Bessel function and integral I am  working on a  problem. Solving the PDE for my problem, this Bessel integral arises: 
$$\int^\infty_0 e^{-ax}x^m(J_0(bx))^2dx,\quad \int^\infty_0 e^{-ax}x^m(J_1(bx))^2dx\qquad \text{and} \qquad\int^\infty_0 e^{-ax}x^mJ_0(bx)J_1(bx)dx$$
where $~J_0~$ and $~J_1~$ are the Bessel functions of first kind. 
I haven't found the solution in any table or book, and due to my limited background in applied mathematics I don't know how to integrate it by myself. 
Does anybody know the solution? 
Thanks a lot in advance
 A: Sorry this is not a clear answer. But I myself is in the process of following the derivations of some of the well known integrals involving Bessel functions, and you may find your answers in Luke's, "Integrals of Bessel Functions", p.314 and after. The pity is that you can't find in detail how they are derived. Maybe you should consult the original papers if you are interested in the derivations. It seems to me that the multiplications of the Bessel functions sre transformed to the single one by the additional theorem, which then is followed by transforming into elliptic integrals.
A: I have no access to Luke's book "Integrals of Bessel Functions" that 萬雄彦 recommended in his/her answer.
Using a CAS, I got some results.

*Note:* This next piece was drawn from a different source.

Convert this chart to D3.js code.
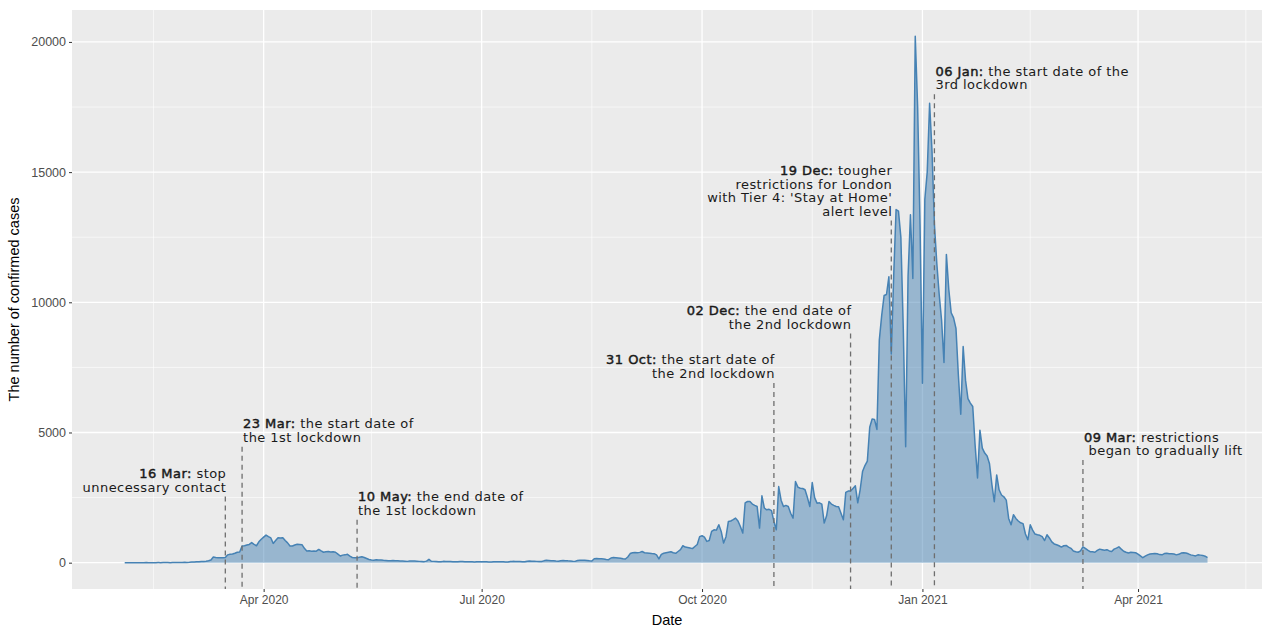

Naming
$$I_{i,j}=\int_{0}^\infty e^{-ax}\, x^m\, J_i(bx)\, J_j(bx)\,dx$$
$$\color{blue}{I_{0,0}=a^{-(m+1)} \Gamma (m+1) \,
   _3F_2\left(\frac{1}{2},\frac{m+1}{2},\frac{m+2}{2};1,1;-\frac{4b^2}{a^2}\right)}$$ provided
$b\geq 0\land \Re(m)+1>0\land ((\Re(a)=0\land \Re(m)<1)\lor \Re(a)>0)$
$$\color{blue}{I_{1,1}=\frac{b^2}{4}  a^{-(m+3)} \Gamma (m+3) \,
   _3F_2\left(\frac{3}{2},\frac{m+3}{2},\frac{m+4}{2};2,3;-\frac{4b^2}{a^2}\right)}$$ provided
$b\geq 0\land \Re(m)+1>0\land ((\Re(a)=0\land \Re(m)<1)\lor \Re(a)>0)$
$$\color{blue}{I_{0,1}=\frac{b}{2} a^{-(m+2)} \Gamma (m+2) \,
   _3F_2\left(\frac{3}{2},\frac{m+2}{2},\frac{m+3}{2};2,2;-\frac{4b^2}{a^2}\right)}$$
provided
$b\geq 0\land \Re(m)+2>0\land ((\Re(a)=0\land \Re(m)<1)\lor \Re(a)>0)$
A few numerical checks have been done.
Edit
Making the problem more general, it seems that 
$$J_{i,j}= \frac{ 2^{(i+j)}\, \Gamma (i+1)\, \Gamma (j+1) \, a^{(m+i+j+1)}}{\Gamma (m+i+j+1)\, b^{(i+j)}} \, I_{i,j}$$ can write
$$\color{blue}{J_{i,j}=\,
   _4F_3\left(\frac{i+j+1}{2},\frac{i+j+2}{2},\frac{m+i+j+1
   }{2},\frac{m+i+j+2}{2};i
   +1,j+1,i+j+1;-\frac{4 b^2}{a^2}\right)}$$
provided $\Re(m+i+j)>-1\land b\geq 0\land ((\Re(a)=0\land \Re(m)<1)\lor \Re(a)>0)$